Gluster - An Introduction
Gluster is a scale-out, software only, distributed file system which provides ability to store peta-bytes of data. Gluster can support thousands of clients. It is a file-system completely in user space and runs on commodity hardware. Gluster aggregates storage exports over network interconnect to provide a single unified namespace.



oVirt - An Introduction
oVirt is an open source virtualization management platform to manage virtual machines, storage and networks. It's an alternative to VMware vSphere and provides an awesome KVM management interface for multi-node virtualization. oVirt has two main components -
  • Engine (oVirt Engine) - Manages the oVirt hosts and allows the system administrators to create and deploy new Vms. It also supports Gluster volumes management.
  • Host Agent (VDSM) - oVirt engine communicates with VDSM (Virtaul Desktop Server Manager) to manage the VMs, storage and networks.
 
Gluster Volume Snapshots

Gluster volume snapshots feature provides an on-line crash consistency mechanism for the Gluster volumes. Volume snapshots are actually read only, point in time view of the volume itself. In a case of inconsistency, these snapshots could be used to restore the volume to a consistent stage. The snapshots are also a mechanism of volume backup for future references.
oVirt 3.6 had added features to manage Gluster volume snapshots using which an administrator can take scheduled or unscheduled snapshots of a volume and thereby backup a Gluster volume. Using this feature in oVirt, you can create, schedule, list, delete, activate, de-activate snapshots. It also provides a mechanism to restore a volume to the state of a given snapshot.
To read more on Gluster Volume Snapshot feature, refer https://forge.gluster.org/snapshot/pages/Home

Gluster Volume Snapshot management in oVirt
All the Gluster volume snapshot related actions are put under menu option Snapshot for main tab Volumes in oVirt UI. Under Volumes main tab, there is sub-tab named Snapshots which lists all the available volume snapshots for a selected volume from the list. This sub-tab also provides snapshot level actions like Restore, Delete, Delete All, Activate and Deactivate.
The menu option Snapshot under main tab Volumes, provides actions for creating volume snapshots, scheduling volume snapshot creation and editing of an existing volume snapshot creation schedule for a selected volume. It also provides actions for maintenance of volume snapshot configuration parameters which could be set at volume level or cluster level.

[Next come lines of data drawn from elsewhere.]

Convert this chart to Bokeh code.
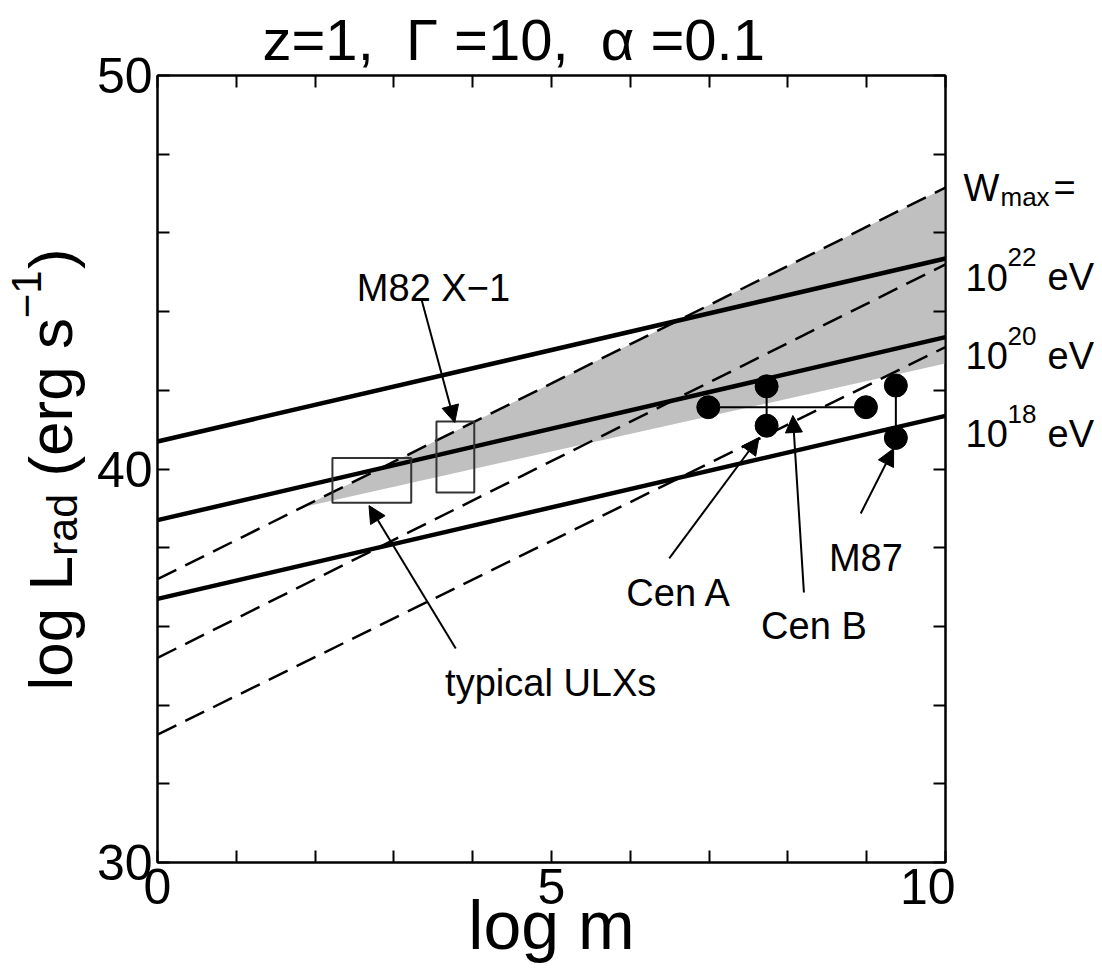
from bokeh.plotting import figure
from bokeh.layouts import row
from bokeh.models import Range1d, LinearAxis, FixedTicker, Label, Arrow, NormalHead, ColumnDataSource
from bokeh.embed import file_html
from bokeh.resources import INLINE
import math

FONT = "Liberation Sans"
NB = "\u00a0"

# ---------------- data ----------------
line_x = [0, 10]
solid_y_start = [40.7, 38.7, 36.7]      # W_max = 1e22, 1e20, 1e18 eV
solid_y_end = [45.35, 43.35, 41.35]
dashed_y_start = [37.2, 35.2, 33.25]
dashed_y_end = [47.15, 45.2, 43.1]

band_x = [1.84, 10.0]
band_low = [39.03, 42.68]
band_high = [39.03, 47.15]

# boxes: typical ULXs, M82 X-1
box_left = [2.22, 3.54]
box_right = [3.22, 4.02]
box_bottom = [39.14, 39.40]
box_top = [40.28, 41.21]

# AGN points (Cen A / Cen B / M87)
pt_x = [6.99, 7.73, 7.73, 8.99, 9.37, 9.37]
pt_y = [41.57, 42.10, 41.10, 41.57, 42.12, 40.79]
seg_x0 = [6.99, 7.73, 9.37]
seg_y0 = [41.57, 42.10, 42.12]
seg_x1 = [8.99, 7.73, 9.37]
seg_y1 = [41.57, 41.10, 40.79]

# annotation labels and arrows
ann_text = ["M82 X\u22121", "typical ULXs", "Cen A", "Cen B", "M87"]
ann_x = [2.53, 3.65, 5.95, 7.66, 8.52]
ann_y = [44.59, 34.57, 36.86, 36.00, 37.73]
arr_x0 = [3.354, 3.785, 6.494, 8.203, 8.924]
arr_y0 = [44.28, 35.44, 37.73, 36.86, 38.87]
arr_x1 = [3.772, 2.684, 7.633, 8.063, 9.342]
arr_y1 = [41.18, 39.07, 40.80, 41.36, 40.52]

# right-hand labels (W_max values)
wmax_exp = ["22", "20", "18"]
wmax_y = [44.87, 42.88, 40.90]
wmax_head_y = 47.15

x_ticks = [0, 5, 10]
x_minor = [1, 2, 3, 4, 6, 7, 8, 9]
x_all = list(range(0, 11))
y_ticks = [30, 40, 50]
y_minor = [32, 34, 36, 38, 42, 44, 46, 48]
y_all = list(range(30, 51, 2))

TOP, BOTTOM = 75, 117
LEFT_W, RIGHT_W = 93, 147

title_text = "z=1," + NB + " \u0393 =10," + NB + " \u03b1 =0.1"

# ---------------- main figure ----------------
p = figure(width=1102 - LEFT_W - RIGHT_W, height=979, x_range=Range1d(0, 10), y_range=Range1d(30, 50),
           output_backend="svg", toolbar_location=None, title=title_text,
           min_border_left=155 - LEFT_W, min_border_right=10,
           min_border_top=TOP, min_border_bottom=BOTTOM)
p.grid.visible = False
p.outline_line_color = "black"
p.outline_line_width = 2
p.title.text_font = FONT
p.title.text_font_size = "58px"
p.title.text_font_style = "normal"
p.title.text_color = "black"
p.title.align = "left"
p.title.offset = 105
p.title.standoff = 8


def style_axis(ax, ticks, minor):
    ax.ticker = FixedTicker(ticks=ticks, minor_ticks=minor)
    ax.major_tick_in = 12
    ax.major_tick_out = 0
    ax.minor_tick_in = 12
    ax.minor_tick_out = 0
    ax.axis_line_width = 2
    ax.major_tick_line_width = 2
    ax.minor_tick_line_width = 2
    ax.major_label_text_font = FONT
    ax.major_label_text_font_size = "50px"
    ax.major_label_text_color = "black"


style_axis(p.xaxis[0], x_ticks, x_minor)
style_axis(p.yaxis[0], y_ticks, y_minor)
p.xaxis[0].major_label_standoff = 6
p.yaxis[0].major_label_standoff = 5
p.xaxis[0].axis_label = "log m"
p.xaxis[0].axis_label_text_font = FONT
p.xaxis[0].axis_label_text_font_size = "68px"
p.xaxis[0].axis_label_text_font_style = "normal"
p.xaxis[0].axis_label_text_color = "black"
p.xaxis[0].axis_label_standoff = -20

# mirrored tick-only axes (no labels)
top_ax = LinearAxis()
style_axis(top_ax, [], x_all)
top_ax.major_label_standoff = 0
p.add_layout(top_ax, "above")
right_ax = LinearAxis()
style_axis(right_ax, [], y_all)
right_ax.major_label_standoff = 0
p.add_layout(right_ax, "right")

# shaded band
p.varea(x=band_x, y1=band_low, y2=band_high, fill_color="#c0c0c0", fill_alpha=1.0)

# lines
p.multi_line(xs=[line_x] * 3, ys=[[a, b] for a, b in zip(dashed_y_start, dashed_y_end)],
             line_color="black", line_width=2.5, line_dash="21 10")
p.multi_line(xs=[line_x] * 3, ys=[[a, b] for a, b in zip(solid_y_start, solid_y_end)],
             line_color="black", line_width=4.5)

# boxes
p.quad(left=box_left, right=box_right, bottom=box_bottom, top=box_top,
       fill_color=None, line_color="#333333", line_width=2)

# connectors and points
p.segment(x0=seg_x0, y0=seg_y0, x1=seg_x1, y1=seg_y1, line_color="black", line_width=2)
p.scatter(x=pt_x, y=pt_y, size=23, color="black")

# arrows
arr_src = ColumnDataSource(dict(x0=arr_x0, y0=arr_y0, x1=arr_x1, y1=arr_y1))
p.add_layout(Arrow(end=NormalHead(size=17, fill_color="black", line_color="black", line_width=1),
                   source=arr_src, x_start="x0", y_start="y0", x_end="x1", y_end="y1",
                   line_color="black", line_width=2))

for t, x, y in zip(ann_text, ann_x, ann_y):
    p.add_layout(Label(x=x, y=y, text=t, text_font=FONT, text_font_size="38px",
                       text_align="left", text_baseline="alphabetic", text_color="black"))


def blank(width):
    f = figure(width=width, height=979, x_range=Range1d(0, width), y_range=Range1d(30, 50),
               output_backend="svg", toolbar_location=None, x_axis_type=None, y_axis_type=None,
               min_border_left=0, min_border_right=0, min_border_top=TOP, min_border_bottom=BOTTOM)
    f.grid.visible = False
    f.outline_line_color = None
    return f


def lab(f, x, y, t, size, angle=0.0):
    f.add_layout(Label(x=x, y=y, text=t, text_font=FONT, text_font_size=size, angle=angle,
                       text_align="left", text_baseline="alphabetic", text_color="black"))


# ---------------- left panel: y axis title ----------------
left = blank(LEFT_W)
ang = math.pi / 2
lab(left, 50, 34.37, "log L", "62px", ang)
lab(left, 61, 37.79, "rad", "43px", ang)
lab(left, 50, 39.37, NB + "(erg s", "62px", ang)
lab(left, 26, 43.83, "\u22121", "42px", ang)
lab(left, 50, 45.08, ")", "62px", ang)

# ---------------- right panel: W_max labels ----------------
right = blank(RIGHT_W)
lab(right, 8, wmax_head_y, "W", "38px")
lab(right, 45, wmax_head_y - 0.23, "max", "26px")
lab(right, 98, wmax_head_y, "=", "38px")
for e, y in zip(wmax_exp, wmax_y):
    lab(right, 10, y, "10", "38px")
    lab(right, 52, y + 0.51, e, "26px")
    lab(right, 92, y, "eV", "38px")

layout = row(left, p, right, spacing=0)
open("out.html", "w").write(file_html(layout, INLINE))
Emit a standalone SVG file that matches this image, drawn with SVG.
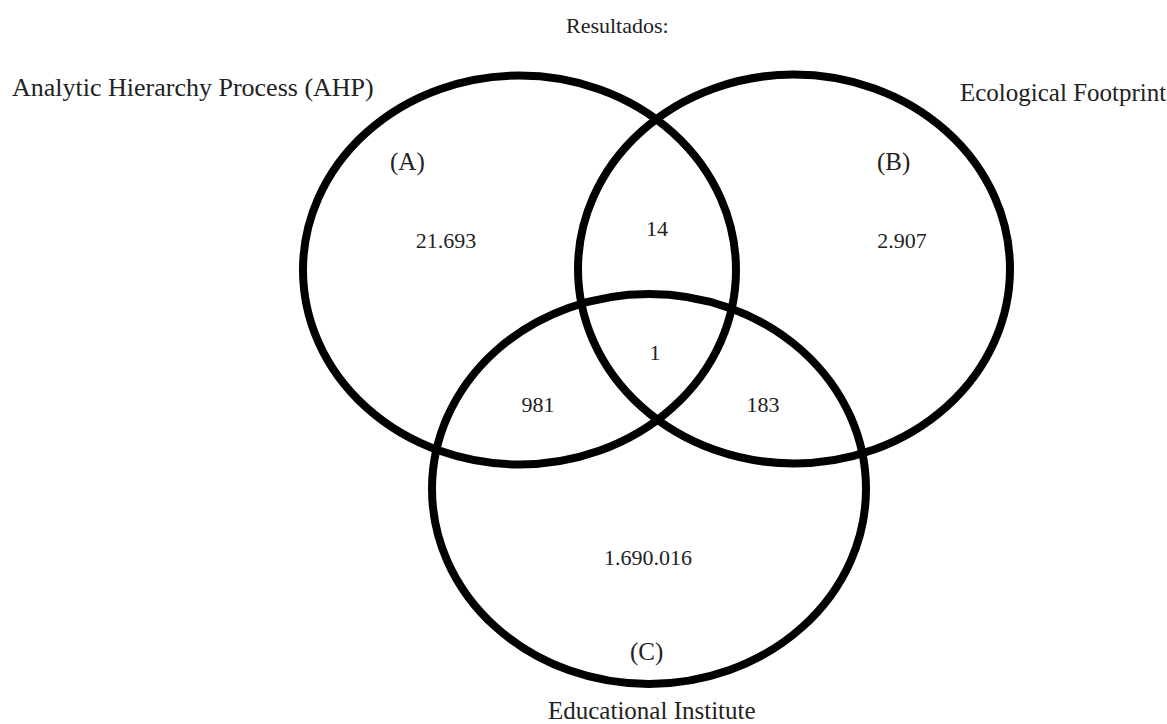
<svg xmlns="http://www.w3.org/2000/svg" width="1167" height="724" viewBox="0 0 1167 724">
<style>
.set{fill:none;stroke:#000;stroke-width:8}
.lbl{font-family:"Liberation Serif","Times New Roman",serif;font-size:25px;fill:#222}
.num{font-family:"Liberation Serif","Times New Roman",serif;font-size:22px;fill:#222;text-anchor:middle}
</style>
<rect width="1167" height="724" fill="#fff"/>
<text class="lbl" x="566" y="33" style="font-size:22px">Resultados:</text>
<g id="setA">
<ellipse class="set" cx="519.5" cy="270" rx="216.5" ry="194.5"/>
<text class="lbl" x="12" y="96" style="font-size:26px">Analytic Hierarchy Process (AHP)</text>
<text class="lbl" x="390" y="170">(A)</text>
<text class="num" x="446" y="248">21.693</text>
</g>
<g id="setB">
<ellipse class="set" cx="794" cy="269" rx="216" ry="194.5"/>
<text class="lbl" x="960" y="101">Ecological Footprint</text>
<text class="lbl" x="877" y="170">(B)</text>
<text class="num" x="902" y="248">2.907</text>
</g>
<g id="setC">
<ellipse class="set" cx="649" cy="489" rx="217" ry="195"/>
<text class="lbl" x="548" y="719">Educational Institute</text>
<text class="lbl" x="630" y="660">(C)</text>
<text class="num" x="648" y="565">1.690.016</text>
</g>
<g id="intersections">
<text class="num" x="657" y="236">14</text>
<text class="num" x="655" y="360">1</text>
<text class="num" x="538" y="412">981</text>
<text class="num" x="763" y="412">183</text>
</g>
<g id="connectors"/>
</svg>
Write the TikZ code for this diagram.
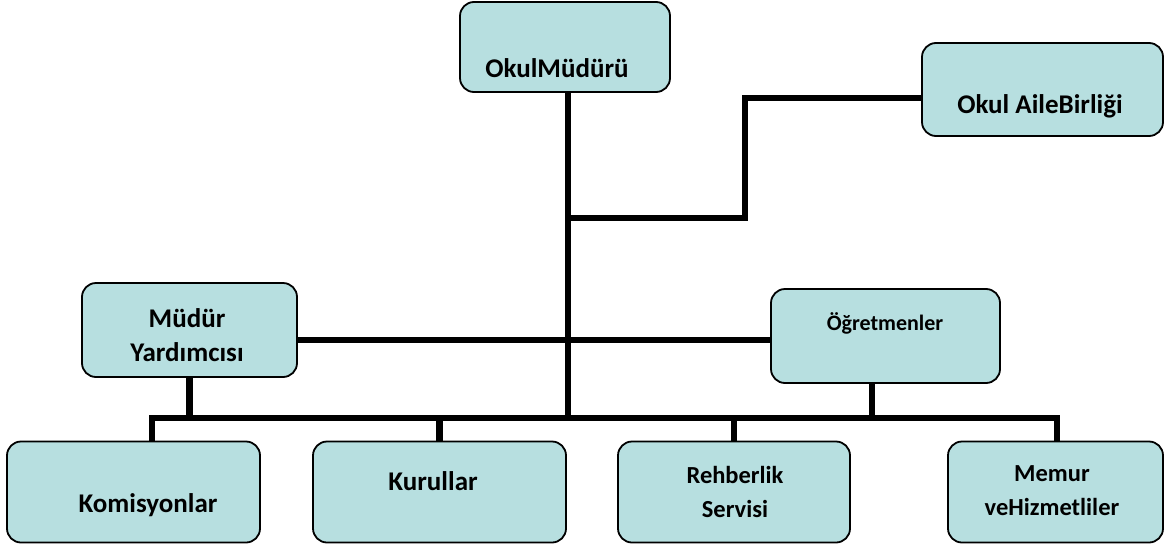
\documentclass[tikz,border=0pt]{standalone}
\usepackage{fontspec}
\setmainfont{Carlito}
\definecolor{boxfill}{HTML}{B7DFE0}
\begin{document}
\begin{tikzpicture}[x=1pt,y=-1pt,
  box/.style={draw=black, line width=1.8pt, fill=boxfill, rounded corners=14pt, inner sep=0pt},
  lbl/.style={font=\bfseries\fontsize{27}{34}\selectfont, align=center, inner sep=0pt},
  lblm/.style={font=\bfseries\fontsize{24.5}{34}\selectfont, align=center, inner sep=0pt},
  lbls/.style={font=\bfseries\fontsize{22}{26}\selectfont, align=center, inner sep=0pt},
  conn/.style={line width=6.5pt, line join=miter}]
\useasboundingbox (0,0) rectangle (1169,546);
% boxes
\node[box, minimum width=210pt, minimum height=90pt] (om) at (565,47) {};
\node[box, minimum width=241pt, minimum height=93pt] (ab) at (1042.5,89.5) {};
\node[box, minimum width=215pt, minimum height=94pt] (my) at (189.5,330) {};
\node[box, minimum width=229pt, minimum height=94pt] (og) at (885.5,336) {};
\node[box, minimum width=253pt, minimum height=101pt] (kom) at (133.5,492) {};
\node[box, minimum width=253pt, minimum height=101pt] (kur) at (439.5,492) {};
\node[box, minimum width=232pt, minimum height=101pt] (reh) at (734,492) {};
\node[box, minimum width=215pt, minimum height=101pt] (mem) at (1055.5,492) {};
% texts
\node[lbl] (tom) at (557,68) {OkulMüdürü};
\node[lbl] (tab) at (1040,106) {Okul AileBirliği};
\node[lbl] (tmy) at (187,335) {Müdür\\Yardımcısı};
\node[lbls] (tog) at (885,323) {Öğretmenler};
\node[lbl] (tkom) at (148,505) {Komisyonlar};
\node[lbl] (tkur) at (433,481) {Kurullar};
\node[lblm] (treh) at (735,492) {Rehberlik\\Servisi};
\node[lblm] (tmem) at (1052,491) {Memur\\veHizmetliler};
% junction coordinates
\coordinate (tb) at (568,418);
\coordinate (j1) at (568,218);
\coordinate (j2) at (745,98);
\coordinate (h2) at (568,340);
\coordinate (busL) at (152,418);
\coordinate (busR) at (1057,418);
\coordinate (ogs) at (872,418);
% connectors
\draw[conn] (om.south -| tb) -- (tb);
\draw[conn] (j1) -| (j2) -- (j2 -| ab.west);
\draw[conn] (my.east |- h2) -- (og.west |- h2);
\draw[conn] (busL |- kom.north) -- (busL) -- (busR) -- (busR |- mem.north);
\draw[conn] (my.south) -- (my.south |- busL);
\draw[conn] (ogs |- og.south) -- (ogs);
\draw[conn] (kur.north) -- (kur.north |- busL);
\draw[conn] (reh.north) -- (reh.north |- busL);
\end{tikzpicture}
\end{document}
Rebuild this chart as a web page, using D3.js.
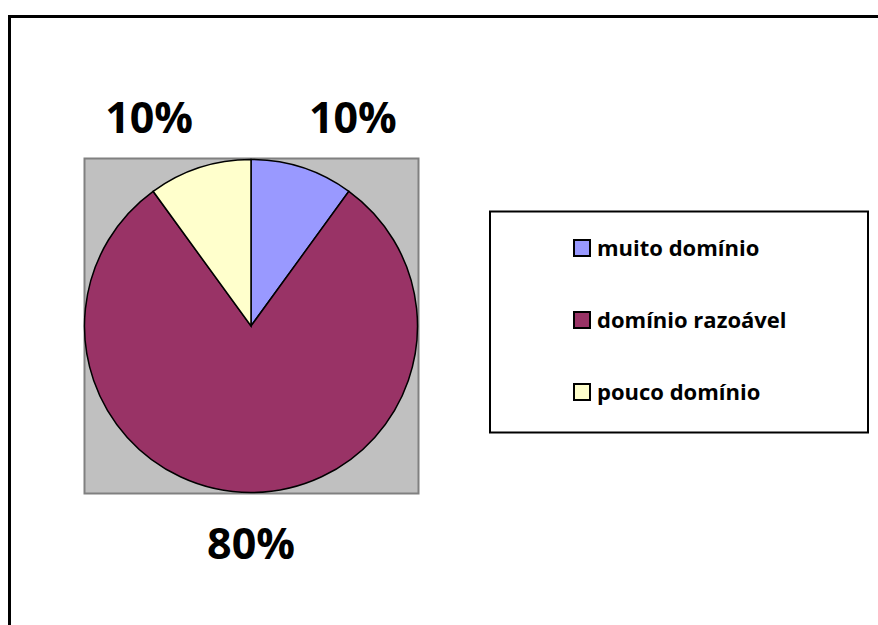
<!DOCTYPE html>
<html>
<head>
<meta charset="utf-8">
<script src="https://cdn.jsdelivr.net/npm/d3@7"></script>
<style>
  body { margin: 0; background: #fff; }
  svg { display: block; font-family: "Open Sans", sans-serif; }
</style>
</head>
<body>
<div id="chart"></div>
<script>
  // data
  const categories = ["muito domínio", "domínio razoável", "pouco domínio"];
  const values = [10, 80, 10];
  const colors = ["#9999FF", "#993366", "#FFFFCC"];

  const width = 878, height = 625;

  const svg = d3.select("#chart")
    .append("svg")
    .attr("width", width)
    .attr("height", height);

  // chart frame (runs past right/bottom edge)
  svg.append("rect")
    .attr("x", 9.5).attr("y", 16.5)
    .attr("width", 900).attr("height", 700)
    .attr("fill", "none")
    .attr("stroke", "#000")
    .attr("stroke-width", 3);

  // plot area
  const plot = { x: 84, y: 158, w: 334, h: 335 };
  svg.append("rect")
    .attr("x", plot.x + 0.5).attr("y", plot.y + 0.5)
    .attr("width", plot.w).attr("height", plot.h)
    .attr("fill", "#C0C0C0")
    .attr("stroke", "#808080")
    .attr("stroke-width", 2);

  const cx = 251, cy = 326, r = 166.5;

  const pie = d3.pie().sort(null).value(d => d.value);
  const arcs = pie(categories.map((c, i) => ({ name: c, value: values[i], color: colors[i] })));
  const arc = d3.arc().innerRadius(0).outerRadius(r);

  const g = svg.append("g").attr("transform", "translate(" + cx + "," + cy + ")");
  g.selectAll("path")
    .data(arcs)
    .enter()
    .append("path")
    .attr("d", arc)
    .attr("fill", d => d.data.color)
    .attr("stroke", "#000")
    .attr("stroke-width", 1.5);

  // percent labels outside
  const total = d3.sum(values);
  g.selectAll("text.pct")
    .data(arcs)
    .enter()
    .append("text")
    .attr("class", "pct")
    .attr("x", d => {
      const mid = (d.startAngle + d.endAngle) / 2;
      return Math.sin(mid) * r * 1.98;
    })
    .attr("y", d => {
      const mid = (d.startAngle + d.endAngle) / 2;
      return mid > Math.PI / 2 && mid < 3 * Math.PI / 2 ? r + 66.5 : -r - 26.5;
    })
    .attr("text-anchor", "middle")
    .attr("font-size", 43)
    .attr("font-weight", "bold")
    .attr("fill", "#000")
    .text(d => Math.round(d.data.value / total * 100) + "%");

  // legend
  svg.append("rect")
    .attr("x", 490).attr("y", 211.5)
    .attr("width", 378).attr("height", 221)
    .attr("fill", "#fff")
    .attr("stroke", "#000")
    .attr("stroke-width", 2);

  const legendY = d3.scalePoint().domain(categories).range([256, 400]);
  const lg = svg.append("g").selectAll("g")
    .data(categories)
    .enter()
    .append("g")
    .attr("transform", d => "translate(0," + legendY(d) + ")");

  lg.append("rect")
    .attr("x", 574).attr("y", -16)
    .attr("width", 16).attr("height", 16)
    .attr("fill", (d, i) => colors[i])
    .attr("stroke", "#000")
    .attr("stroke-width", 2);

  lg.append("text")
    .attr("x", 597).attr("y", 0)
    .attr("font-size", 22)
    .attr("font-weight", "bold")
    .attr("fill", "#000")
    .text(d => d);
</script>
</body>
</html>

1. Volume Snapshot Creation
You can select the menu option Snapshot -> New under main tab Volumes for creating a snapshot for the selected volume. Provide the snapshot name prefix value and optional description for the snapshot to create a snapshot for the volume. Gluster appends the time zone and time stamp details while creation of the snapshot. The snapshot name created would be of the form <prefix>_<time zone name (e.g. GMT)>-yyyy.MM.dd-hh.mm.ss. All the created snapshot are by default in de-activated state. You need to activate a snapshot to make is usable (mount and read).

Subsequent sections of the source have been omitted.